Dengan menggunakan hasil dari simulasi dan eksperimen hamburan sinar-X, para peneliti dapat mengganggu proporsi konduktivitas termal yang disebabkan oleh gelombang getaran dalam kristal, yang disebut fonon, dan pergerakan elektron.
Para peneliti menemukan bahwa konduktivitas termal yang dikaitkan dengan elektron, sepuluh kali lebih kecil dari apa yang diperkirakan oleh Hukum Wiedemann-Franz sendiri.
“Elektron-elektron satu sama lain bergerak secara serempak, mirip sebuah fluida, bukan sebagai partikel individu sebagaimana ditemukan pada logam umumnya,” kata Junqiao Wu dari Berkeley Lab. “Untuk elektron, panas adalah gerakan acak. Logam normal mengangkut panas secara efisien karena ada begitu banyak konfigurasi mikroskopis yang berbeda sehingga masing-masing elektron dapat melompatinya. Sebaliknya, gerakan elektron dalam vanadium dioksida yang menyerupai sebuah marching-band, mengacak perpindahan panas karena ada lebih sedikit konfigurasi yang tersedia bagi elektron untuk melompat secara acak.”
Khususnya, jumlah listrik dan panas yang dapat dilakukan oleh vanadium dioksida dapat disesuaikan dengan mencampurnya dengan bahan lain. Ketika para peneliti mendoping sampel vanadium dioksida kristal tunggal dengan logam tungsten, suhu transisinya menurun di mana vanadium dioksida menjadi logam. Pada saat yang sama, elektron dalam fase logam menjadi konduktor panas yang lebih baik.
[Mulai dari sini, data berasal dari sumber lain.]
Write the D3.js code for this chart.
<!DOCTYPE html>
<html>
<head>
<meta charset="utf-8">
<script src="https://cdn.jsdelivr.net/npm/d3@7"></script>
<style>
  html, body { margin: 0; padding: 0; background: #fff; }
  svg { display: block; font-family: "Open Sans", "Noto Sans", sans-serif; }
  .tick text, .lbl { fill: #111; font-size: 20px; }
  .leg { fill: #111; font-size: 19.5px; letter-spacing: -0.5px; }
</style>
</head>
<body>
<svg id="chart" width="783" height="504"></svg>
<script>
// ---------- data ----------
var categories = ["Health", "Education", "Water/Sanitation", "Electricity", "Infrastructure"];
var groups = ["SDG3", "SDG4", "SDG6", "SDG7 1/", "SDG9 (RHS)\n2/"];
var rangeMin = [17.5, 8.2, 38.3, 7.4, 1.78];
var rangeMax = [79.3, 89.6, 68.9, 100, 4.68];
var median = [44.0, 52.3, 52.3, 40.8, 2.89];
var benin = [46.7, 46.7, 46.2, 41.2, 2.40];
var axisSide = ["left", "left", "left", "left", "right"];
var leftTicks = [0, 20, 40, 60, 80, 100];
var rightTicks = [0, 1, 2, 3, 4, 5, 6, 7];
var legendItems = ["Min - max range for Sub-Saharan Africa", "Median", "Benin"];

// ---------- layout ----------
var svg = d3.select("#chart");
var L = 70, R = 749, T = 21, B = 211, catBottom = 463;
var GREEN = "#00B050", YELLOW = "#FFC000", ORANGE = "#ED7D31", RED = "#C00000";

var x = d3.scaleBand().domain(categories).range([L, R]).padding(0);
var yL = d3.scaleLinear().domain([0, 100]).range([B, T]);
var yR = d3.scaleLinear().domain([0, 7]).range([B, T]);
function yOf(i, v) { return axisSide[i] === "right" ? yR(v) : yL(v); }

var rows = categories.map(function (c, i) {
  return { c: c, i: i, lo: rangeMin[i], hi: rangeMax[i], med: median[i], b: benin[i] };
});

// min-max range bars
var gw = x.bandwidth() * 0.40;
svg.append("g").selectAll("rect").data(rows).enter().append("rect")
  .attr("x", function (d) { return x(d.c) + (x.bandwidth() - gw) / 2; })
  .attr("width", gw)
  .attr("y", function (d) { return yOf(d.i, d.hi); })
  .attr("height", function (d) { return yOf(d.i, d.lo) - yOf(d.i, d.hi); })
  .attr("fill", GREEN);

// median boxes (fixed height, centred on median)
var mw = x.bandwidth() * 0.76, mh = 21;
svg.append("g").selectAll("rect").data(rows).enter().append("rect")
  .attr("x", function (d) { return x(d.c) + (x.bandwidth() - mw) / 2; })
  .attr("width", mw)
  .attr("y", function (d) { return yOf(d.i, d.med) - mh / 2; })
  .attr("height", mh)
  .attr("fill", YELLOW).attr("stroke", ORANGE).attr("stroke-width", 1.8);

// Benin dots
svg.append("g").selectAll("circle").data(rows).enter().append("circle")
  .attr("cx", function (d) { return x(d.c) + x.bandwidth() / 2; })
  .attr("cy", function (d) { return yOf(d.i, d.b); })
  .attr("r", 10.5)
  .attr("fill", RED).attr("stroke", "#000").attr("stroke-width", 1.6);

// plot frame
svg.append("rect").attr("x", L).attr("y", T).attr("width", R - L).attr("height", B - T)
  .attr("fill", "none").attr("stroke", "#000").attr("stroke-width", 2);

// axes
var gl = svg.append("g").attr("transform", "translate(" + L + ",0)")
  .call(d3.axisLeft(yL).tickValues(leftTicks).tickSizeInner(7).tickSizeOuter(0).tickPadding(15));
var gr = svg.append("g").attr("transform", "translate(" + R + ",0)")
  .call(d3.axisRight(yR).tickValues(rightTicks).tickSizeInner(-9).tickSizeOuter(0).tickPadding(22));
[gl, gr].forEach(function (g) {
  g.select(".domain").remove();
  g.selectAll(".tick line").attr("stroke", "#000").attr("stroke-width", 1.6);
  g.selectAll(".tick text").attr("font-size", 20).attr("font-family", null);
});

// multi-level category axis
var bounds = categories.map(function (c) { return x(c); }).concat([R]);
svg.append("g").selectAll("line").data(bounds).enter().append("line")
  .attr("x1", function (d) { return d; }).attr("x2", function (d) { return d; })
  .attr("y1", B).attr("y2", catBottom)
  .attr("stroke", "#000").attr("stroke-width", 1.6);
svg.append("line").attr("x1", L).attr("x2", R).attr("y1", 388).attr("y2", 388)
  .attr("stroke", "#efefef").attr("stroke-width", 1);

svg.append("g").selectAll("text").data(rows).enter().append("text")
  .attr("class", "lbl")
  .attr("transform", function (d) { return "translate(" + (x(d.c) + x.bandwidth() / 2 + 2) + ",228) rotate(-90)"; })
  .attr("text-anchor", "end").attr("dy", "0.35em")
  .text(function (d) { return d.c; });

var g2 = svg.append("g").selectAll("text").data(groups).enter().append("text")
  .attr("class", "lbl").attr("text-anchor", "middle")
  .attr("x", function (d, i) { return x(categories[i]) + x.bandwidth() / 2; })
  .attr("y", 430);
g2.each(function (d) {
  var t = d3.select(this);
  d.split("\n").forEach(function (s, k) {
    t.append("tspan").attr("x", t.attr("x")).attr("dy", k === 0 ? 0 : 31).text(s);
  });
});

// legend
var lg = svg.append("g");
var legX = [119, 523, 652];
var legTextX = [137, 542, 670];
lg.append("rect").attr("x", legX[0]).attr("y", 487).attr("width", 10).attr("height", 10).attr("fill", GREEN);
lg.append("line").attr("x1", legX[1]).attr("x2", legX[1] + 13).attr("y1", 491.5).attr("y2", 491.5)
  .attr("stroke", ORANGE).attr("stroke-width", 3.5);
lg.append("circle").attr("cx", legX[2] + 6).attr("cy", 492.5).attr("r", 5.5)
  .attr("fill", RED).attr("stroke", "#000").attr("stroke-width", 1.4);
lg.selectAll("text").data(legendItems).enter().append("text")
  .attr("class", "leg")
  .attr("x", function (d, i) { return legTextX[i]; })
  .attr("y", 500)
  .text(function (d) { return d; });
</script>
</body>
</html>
Hal ini memungkinkan para peneliti untuk mengontrol jumlah panas yang dapat dihamburkan oleh vanadium dioksida dengan merubah fasanya dari isolator menjdi logam dan sebaliknya, pada suhu yang dapat diatur.
Bahan-bahan tersebut dapat digunakan untuk membantu menyerap atau membuang panas dalam mesin, atau dikembangkan menjadi pelapis jendela yang meningkatkan efisiensi penggunaan energi di dalam sebuah bangunan, kata para peneliti.
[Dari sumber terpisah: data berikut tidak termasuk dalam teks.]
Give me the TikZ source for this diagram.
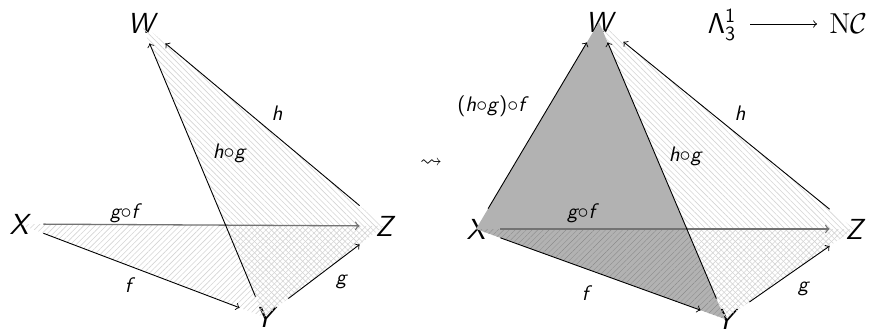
\documentclass[tikz,border=0pt]{standalone}
\usepackage{amssymb}
\usetikzlibrary{patterns.meta}
\begin{document}
\begin{tikzpicture}[x=0.5pt,y=-0.5pt,
  vtx/.style={inner sep=0pt, minimum width=24pt, minimum height=20pt,
    font=\fontsize{14.5}{17}\selectfont\sffamily\slshape},
  lbl/.style={inner sep=0pt, font=\fontsize{10.5}{12}\selectfont\sffamily\slshape},
  arr/.style={->, >=to, line width=0.45pt},
  garr/.style={arr, draw=black!55, line width=0.65pt},
  hne/.style={pattern={Lines[angle=45,distance=2pt,line width=0.3pt]}, pattern color=black!17},
  hnw/.style={pattern={Lines[angle=-45,distance=2pt,line width=0.3pt]}, pattern color=black!17},
  hnedark/.style={pattern={Lines[angle=45,distance=2pt,line width=0.3pt]}, pattern color=black!45},
  grayface/.style={fill=gray!60}
]
\useasboundingbox (0,0) rectangle (876,332);

% ---------- left diagram ----------
\node[vtx] (X1) at (19,224) {X};
\node[vtx] (Z1) at (384,226) {Z};
\node[vtx] (W1) at (141,23) {W};
\node[vtx] (Y1) at (264,317) {Y};

\fill[hne] (X1.center) -- (Y1.center) -- (Z1.center) -- cycle;
\fill[hnw] (W1.center) -- (Y1.center) -- (Z1.center) -- cycle;

\draw[garr] (X1) -- (Z1);
\draw[arr] (X1) -- (Y1);
\draw[arr] (Y1) -- (Z1);
\draw[arr] (Y1) -- (W1);
\draw[arr] (Z1) -- (W1);

\node[lbl] (h1)  at (277,113) {h};
\node[lbl] (hg1) at (229,153) {h$\circ$g};
\node[lbl] (gf1) at (124,213) {g$\circ$f};
\node[lbl] (f1)  at (128,285) {f};
\node[lbl] (g1)  at (341,282) {g};

% ---------- squiggle ----------
\node[inner sep=0pt, font=\fontsize{11}{12}\selectfont] (sq) at (431,163) {$\rightsquigarrow$};

% ---------- right diagram ----------
\node[vtx] (X2) at (476,229) {X};
\node[vtx] (Z2) at (854,229) {Z};
\node[vtx] (W2) at (599,22) {W};
\node[vtx] (Y2) at (725,319) {Y};

\fill[grayface] (X2.center) -- (W2.center) -- (Y2.center) -- cycle;
\fill[hne] (X2.center) -- (Y2.center) -- (Z2.center) -- cycle;
\begin{scope}
  \clip (X2.center) -- (W2.center) -- (Y2.center) -- cycle;
  \fill[hnedark] (X2.center) -- (Y2.center) -- (Z2.center) -- cycle;
\end{scope}
\fill[hnw] (W2.center) -- (Y2.center) -- (Z2.center) -- cycle;

\draw[garr] (X2) -- (Z2);
\draw[arr] (X2) -- (Y2);
\draw[arr] (Y2) -- (Z2);
\draw[arr] (X2) -- (W2);
\draw[arr] (Y2) -- (W2);
\draw[arr] (Z2) -- (W2);

\node[lbl] (hgf2) at (491,106) {\textup{(}h$\circ$g\textup{)}$\circ$f};
\node[lbl] (h2)   at (740,113) {h};
\node[lbl] (hg2)  at (685,156) {h$\circ$g};
\node[lbl] (gf2)  at (581,213) {g$\circ$f};
\node[lbl] (f2)   at (585,293) {f};
\node[lbl] (g2)   at (803,289) {g};

% ---------- top right ----------
\node[inner sep=0pt, anchor=base, font=\fontsize{14}{16}\selectfont] (L) at (722,33)
  {$\mathsf{\Lambda}^{\mathsf{1}}_{\mathsf{3}}$};
\node[inner sep=0pt, anchor=base west, font=\fontsize{14}{16}\selectfont] (NC) at (829,33)
  {$\mathrm{N}\mathcal{C}$};
\draw[arr, shorten <=7pt, shorten >=6pt] ([yshift=4.5pt]L.base east) -- ([yshift=4.5pt]NC.base west);
\end{tikzpicture}
\end{document}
“Bahan ini dapat digunakan untuk membantu menstabilkan suhu,” kata rekan penulis studi Fan Yang. “Dengan mengatur konduktivitas termalnya, material secara efisien dan otomatis dapat membuang panas di musim panas karena akan memiliki konduktivitas termal yang tinggi, tetapi mencegah kehilangan panas di musim dingin karena konduktivitas termal yang rendah pada suhu yang lebih rendah.”
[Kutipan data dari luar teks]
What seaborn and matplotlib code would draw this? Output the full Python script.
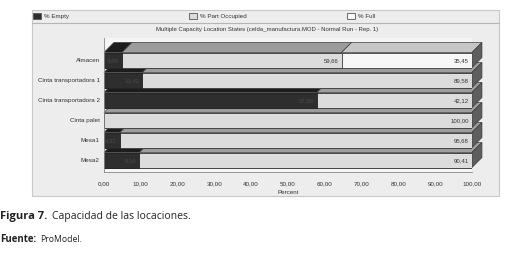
import numpy as np
import pandas as pd
import matplotlib.pyplot as plt
import seaborn as sns
from matplotlib.patches import Polygon, Rectangle, Patch
from matplotlib.lines import Line2D

locaciones = ["Almacen", "Cinta transportadora 1", "Cinta transportadora 2",
              "Cinta palet", "Mesa1", "Mesa2"]
pct_empty = [4.89, 10.42, 57.88, 0.00, 4.32, 9.59]
pct_part = [59.66, 89.58, 42.12, 100.00, 95.68, 90.41]
pct_full = [35.45, 0.00, 0.00, 0.00, 0.00, 0.00]
series_names = ["% Empty", "% Part Occupied", "% Full"]
x_ticks = [0, 10, 20, 30, 40, 50, 60, 70, 80, 90, 100]

df = pd.DataFrame({"loc": locaciones, "empty": pct_empty,
                   "part": pct_part, "full": pct_full})
df["c1"] = df["empty"]
df["c2"] = df["empty"] + df["part"]
df["c3"] = df["c2"] + df["full"]

front = {"empty": "#2e2e2e", "part": "#dcdcdc", "full": "#f7f7f7"}
topc = {"empty": "#1c1c1c", "part": "#9c9c9c", "full": "#c6c6c6"}

sns.set_style("white")
plt.rcParams["font.family"] = ["Liberation Sans", "DejaVu Sans"]

W, H = 510, 254
fig = plt.figure(figsize=(5.10, 2.54), dpi=100)
fig.patch.set_facecolor("white")

# panel gris de ProModel
fig.patches.append(Rectangle((32 / W, 1 - 196 / H), 467 / W, 186 / H,
                             transform=fig.transFigure, facecolor="#ededed",
                             edgecolor="#c8c8c8", linewidth=0.8, zorder=-5))
fig.lines.append(Line2D([32 / W, 499 / W], [1 - 22.5 / H, 1 - 22.5 / H],
                        transform=fig.transFigure, color="#b5b5b5", lw=0.8, zorder=-4))

ax = fig.add_axes([104 / W, 1 - 172 / H, 368 / W, 134 / H])
ax.set_facecolor("#f5f5f5")

bw = 0.75
# barras apiladas: total, luego empty+part, luego empty
sns.barplot(data=df, x="c3", y="loc", orient="h", color=front["full"],
            width=bw, edgecolor="#3a3a3a", linewidth=0.6, ax=ax, saturation=1)
sns.barplot(data=df, x="c2", y="loc", orient="h", color=front["part"],
            width=bw, edgecolor="#3a3a3a", linewidth=0.6, ax=ax, saturation=1)
sns.barplot(data=df, x="c1", y="loc", orient="h", color=front["empty"],
            width=bw, edgecolor="#222222", linewidth=0.6, ax=ax, saturation=1)

ax.set_xlim(0, 100)
ax.set_ylim(5.6, -1.1)

# efecto 3D: caras superiores (detras de la barra de arriba) y lateral
dx, dy = 2.7, 0.5
for i, row in df.iterrows():
    ytop = i - bw / 2
    ybot = i + bw / 2
    segs = [("empty", 0, row["c1"]), ("part", row["c1"], row["c2"]),
            ("full", row["c2"], row["c3"])]
    for key, a, b in segs:
        if b - a <= 0:
            continue
        ax.add_patch(Polygon([(a, ytop), (b, ytop), (b + dx, ytop - dy), (a + dx, ytop - dy)],
                             closed=True, facecolor=topc[key], edgecolor="#3a3a3a",
                             linewidth=0.5, clip_on=False, zorder=0.5))
    end = row["c3"]
    ax.add_patch(Polygon([(end, ytop), (end + dx, ytop - dy), (end + dx, ybot - dy), (end, ybot)],
                         closed=True, facecolor="#5e5e5e", edgecolor="#3a3a3a",
                         linewidth=0.5, clip_on=False, zorder=0.6 + 0.01 * i))
    # etiquetas de valores
    for key, a, b in segs:
        v = b - a
        if v <= 0:
            continue
        col = "#4a4a4a" if key == "empty" else "#333333"
        ax.text(b - 0.8, i + 0.05, f"{v:.2f}".replace(".", ","), ha="right", va="center",
                fontsize=4.3, color=col, zorder=5)

ax.set_xticks(x_ticks)
ax.set_xticklabels([f"{t:.2f}".replace(".", ",") for t in x_ticks], fontsize=4.5, color="#333333")
ax.tick_params(axis="x", length=2, width=0.5, color="#777777", pad=5)
ax.tick_params(axis="y", length=2, width=0.5, color="#777777", pad=1, labelsize=4.5,
               labelcolor="#333333")
ax.set_xlabel("Percent", fontsize=4.5, color="#333333", labelpad=2)
ax.set_ylabel("")
for s in ["top", "right"]:
    ax.spines[s].set_visible(False)
for s in ["left", "bottom"]:
    ax.spines[s].set_color("#888888")
    ax.spines[s].set_linewidth(0.6)

fig.text(267 / W, 1 - 30 / H,
         "Multiple Capacity Location States (celda_manufactura.MOD - Normal Run - Rep. 1)",
         ha="center", va="center", fontsize=4.3, color="#333333")

# leyenda: un elemento en cada columna del panel
leg_x = [32, 188, 346]
for k, name, lx in zip(["empty", "part", "full"], series_names, leg_x):
    h = Patch(facecolor=front[k], edgecolor="#555555", linewidth=0.6)
    fig.legend([h], [name], loc="center left", bbox_to_anchor=(lx / W, 1 - 16 / H),
               frameon=False, fontsize=4.5, handlelength=1.2, handleheight=1.2,
               handletextpad=0.5, borderaxespad=0, borderpad=0.2, labelcolor="#333333")

# pie de figura
fig.text(0, 1 - 216 / H, "Figura 7.", fontsize=8, fontweight="bold", va="center",
         family=["Open Sans", "DejaVu Sans"], color="#222222")
fig.text(52 / W, 1 - 216 / H, "Capacidad de las locaciones.", fontsize=7.5, va="center",
         family=["Open Sans", "DejaVu Sans"], color="#222222")
fig.text(0, 1 - 240 / H, "Fuente:", fontsize=7, fontweight="bold", va="center",
         family=["Open Sans", "DejaVu Sans"], color="#222222")
fig.text(40 / W, 1 - 240 / H, "ProModel.", fontsize=6.2, va="center",
         family=["Open Sans", "DejaVu Sans"], color="#222222")

fig.savefig("out.png", dpi=100)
Vanadium dioksida memiliki keunggulan lainnya, yaitu transparan di bawah suhu sekitar 30 derajat Celcius, dan menyerap cahaya inframerah di atas 60 derajat Celcius.
Meskipun terdapat beberapa bahan lainnya – selain vanadium dioksida – yang dapat menghantarkan listrik lebih baik daripada panas, tapi terjadi pada suhu yang teramat rendah, ratusan derajat di bawah nol, sehingga sulit untuk dikembangkan dalam dunia nyata, kata para ilmuwan.
Penelitian ini telah dipublikasikan di jurnal Science.